Mining transcriptomic data to study the origins and evolution of a plant allopolyploid complex

PeerJ. 2014 May 20:2:e391. doi: 10.7717/peerj.391. eCollection 2014.

Abstract

Allopolyploidy combines two progenitor genomes in the same nucleus. It is a common speciation process, especially in plants. Deciphering the origins of polyploid species is a complex problem due to, among other things, extinct progenitors, multiple origins, gene flow between different polyploid populations, and loss of parental contributions through gene or chromosome loss. Among the perennial species of Glycine, the plant genus that includes the cultivated soybean (G. max), are eight allopolyploid species, three of which are studied here. Previous crossing studies and molecular systematic results from two nuclear gene sequences led to hypotheses of origin for these species from among extant diploid species. We use several phylogenetic and population genomics approaches to clarify the origins of the genomes of three of these allopolyploid species using single nucleotide polymorphism data and a guided transcriptome assembly. The results support the hypothesis that all three polyploid species are fixed hybrids combining the genomes of the two putative parents hypothesized on the basis of previous work. Based on mapping to the soybean reference genome, there appear to be no large regions for which one homoeologous contribution is missing.
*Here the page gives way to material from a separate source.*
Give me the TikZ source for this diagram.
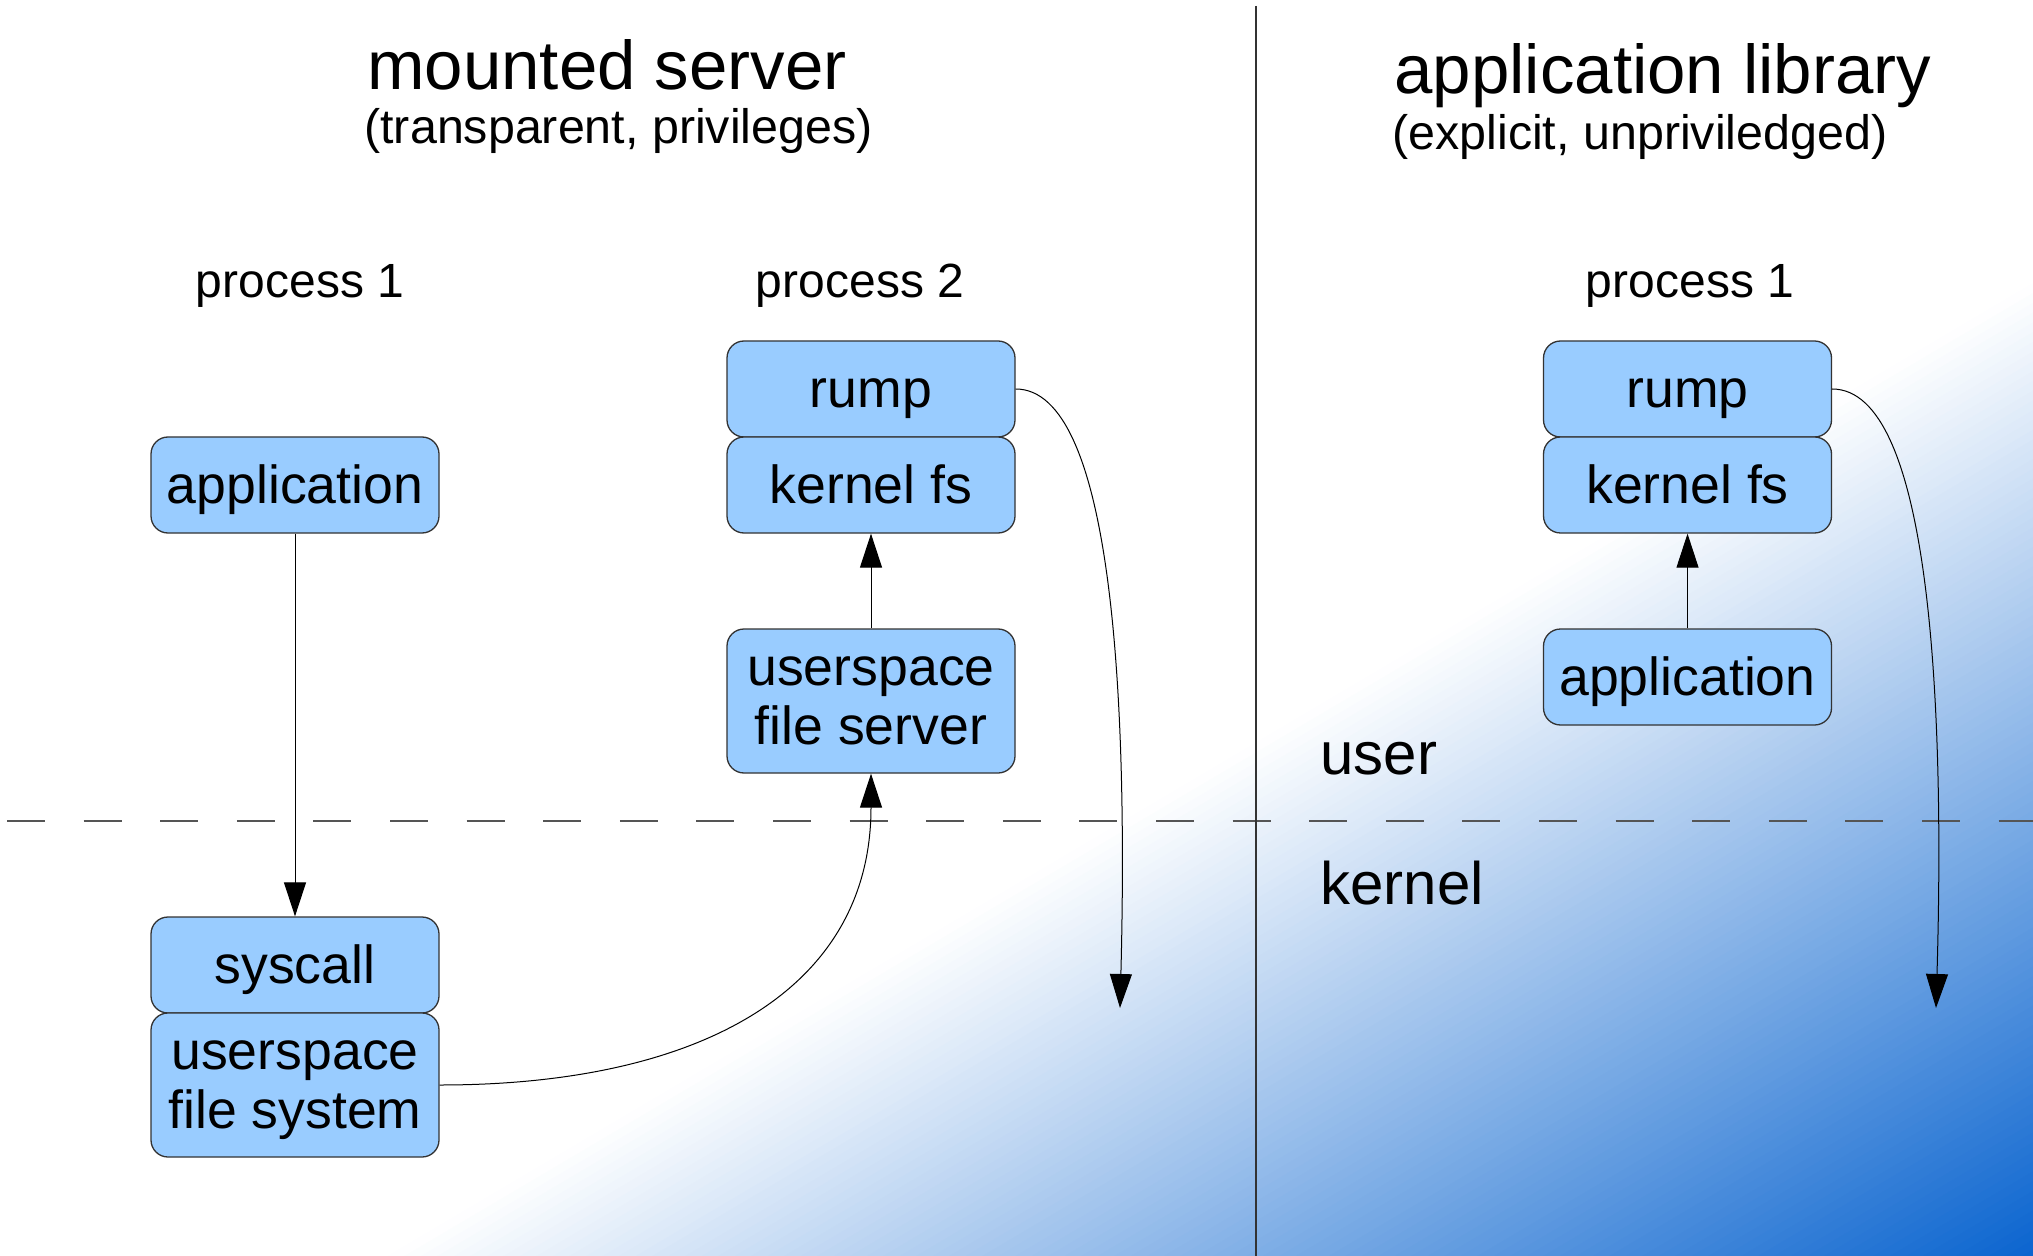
\documentclass[tikz,border=0pt]{standalone}
\usepackage{fontspec}
\setmainfont{Liberation Sans}
\usetikzlibrary{arrows.meta}
\definecolor{boxfill}{HTML}{99CCFF}
\definecolor{boxline}{HTML}{333333}
\definecolor{gblue}{RGB}{10,100,207}
\definecolor{dashgray}{HTML}{555555}
\begin{document}
\begin{tikzpicture}[x=0.5pt,y=-0.5pt,
  box/.style={draw=boxline, line width=0.65pt, fill=boxfill, rounded corners=8.5pt,
    minimum width=144pt, inner sep=0pt, align=center,
    font=\fontsize{26.8}{29.5}\selectfont},
  box1/.style={box, minimum height=48pt, text height=22.5pt, text depth=4.3pt},
  box2/.style={box, minimum height=72pt},
  conn/.style={draw=black, line width=0.5pt},
  arr/.style={conn, -{Triangle[length=17pt,width=11pt]}},
  title/.style={anchor=base west, inner sep=0pt, font=\fontsize{34.5}{40}\selectfont},
  subtitle/.style={anchor=base west, inner sep=0pt, font=\fontsize{24.2}{28}\selectfont},
  proc/.style={anchor=base, inner sep=0pt, font=\fontsize{24}{28}\selectfont},
  layer/.style={anchor=base west, inner sep=0pt, font=\fontsize{30}{34}\selectfont}
]
\useasboundingbox (0,0) rectangle (2033,1256);
\fill[white] (0,0) rectangle (2033,1256);

% diagonal gradient (white -> blue towards lower right)
\begin{scope}
\clip (0,0) rectangle (2033,1256);
\foreach \i in {0,...,99} {
  \pgfmathsetmacro\gda{\i*8.4}
  \pgfmathsetmacro\gdb{\i==99 ? 1100 : (\i+1)*8.4+0.8}
  \pgfmathsetmacro\gpc{\i+0.5}
  \pgfmathsetmacro\pAx{446.6+0.509*\gda-1894}
  \pgfmathsetmacro\pAy{1221.6+0.8608*\gda+1120}
  \pgfmathsetmacro\pBx{446.6+0.509*\gda+1894}
  \pgfmathsetmacro\pBy{1221.6+0.8608*\gda-1120}
  \pgfmathsetmacro\pCx{446.6+0.509*\gdb+1894}
  \pgfmathsetmacro\pCy{1221.6+0.8608*\gdb-1120}
  \pgfmathsetmacro\pDx{446.6+0.509*\gdb-1894}
  \pgfmathsetmacro\pDy{1221.6+0.8608*\gdb+1120}
  \fill[gblue!\gpc!white] (\pAx,\pAy) -- (\pBx,\pBy) -- (\pCx,\pCy) -- (\pDx,\pDy) -- cycle;
}
\end{scope}

% separators
\coordinate (dl) at (7,821);
\coordinate (dr) at (2033,821);
\coordinate (vt) at (1256,6);
\coordinate (vb) at (1256,1256);
\draw[dashgray, line width=0.65pt, dash pattern=on 19pt off 19.3pt] (dl) -- (dr);
\draw[black!80, line width=0.55pt] (vt) -- (vb);

% titles
\node[title] (t1) at (367,90) {mounted server};
\node[subtitle] (s1) at (364,144) {(transparent, privileges)};
\node[title] (t2) at (1394,94) {application library};
\node[subtitle] (s2) at (1392,150) {(explicit, unpriviledged)};

\node[proc] (p1) at (300,298) {process 1};
\node[proc] (p2) at (860,298) {process 2};
\node[proc] (p3) at (1690,298) {process 1};

\node[layer] (user) at (1320,774) {user};
\node[layer] (kern) at (1320,904) {kernel};

% boxes
\node[box1] (app1) at (295,485) {application};
\node[box1] (sys) at (295,965) {syscall};
\node[box2] (ufs) at (295,1085) {\vphantom{fy}userspace\\file system\vphantom{y}};

\node[box1] (rump2) at (871,389) {rump};
\node[box1] (kfs2) at (871,485) {kernel fs};
\node[box2] (usrv) at (871,701) {\vphantom{fy}userspace\\file server\vphantom{y}};

\node[box1] (rump3) at (1687.5,389) {rump};
\node[box1] (kfs3) at (1687.5,485) {kernel fs};
\node[box1] (app3) at (1687.5,677) {application};

% connectors
\coordinate (e2) at (1120,1008);
\coordinate (e3) at (1936,1008);
\draw[arr] (app1.south) -- (sys.north);
\draw[arr] (usrv.north) -- (kfs2.south);
\draw[arr] (app3.north) -- (kfs3.south);
\draw[arr] (ufs.east) .. controls (700,1085) and (871,990) .. (usrv.south);
\draw[arr] (rump2.east) .. controls (1113,389) and (1128,700) .. (e2);
\draw[arr] (rump3.east) .. controls (1930,389) and (1945,700) .. (e3);
\end{tikzpicture}
\end{document}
Phylogenetic analyses of 27 selected transcripts using a coalescent approach also are consistent with multiple origins for these allopolyploid species, and suggest that origins occurred within the last several hundred thousand years.

Keywords: NGS; Phylogenetics; Polyploidy; Population genomics.

Grants and funding

We received longstanding support from the US National Science Foundation for our research on Glycine, most recently awards 0822258 and 0939423. The funders had no role in study design, data collection and analysis, decision to publish, or preparation of the manuscript.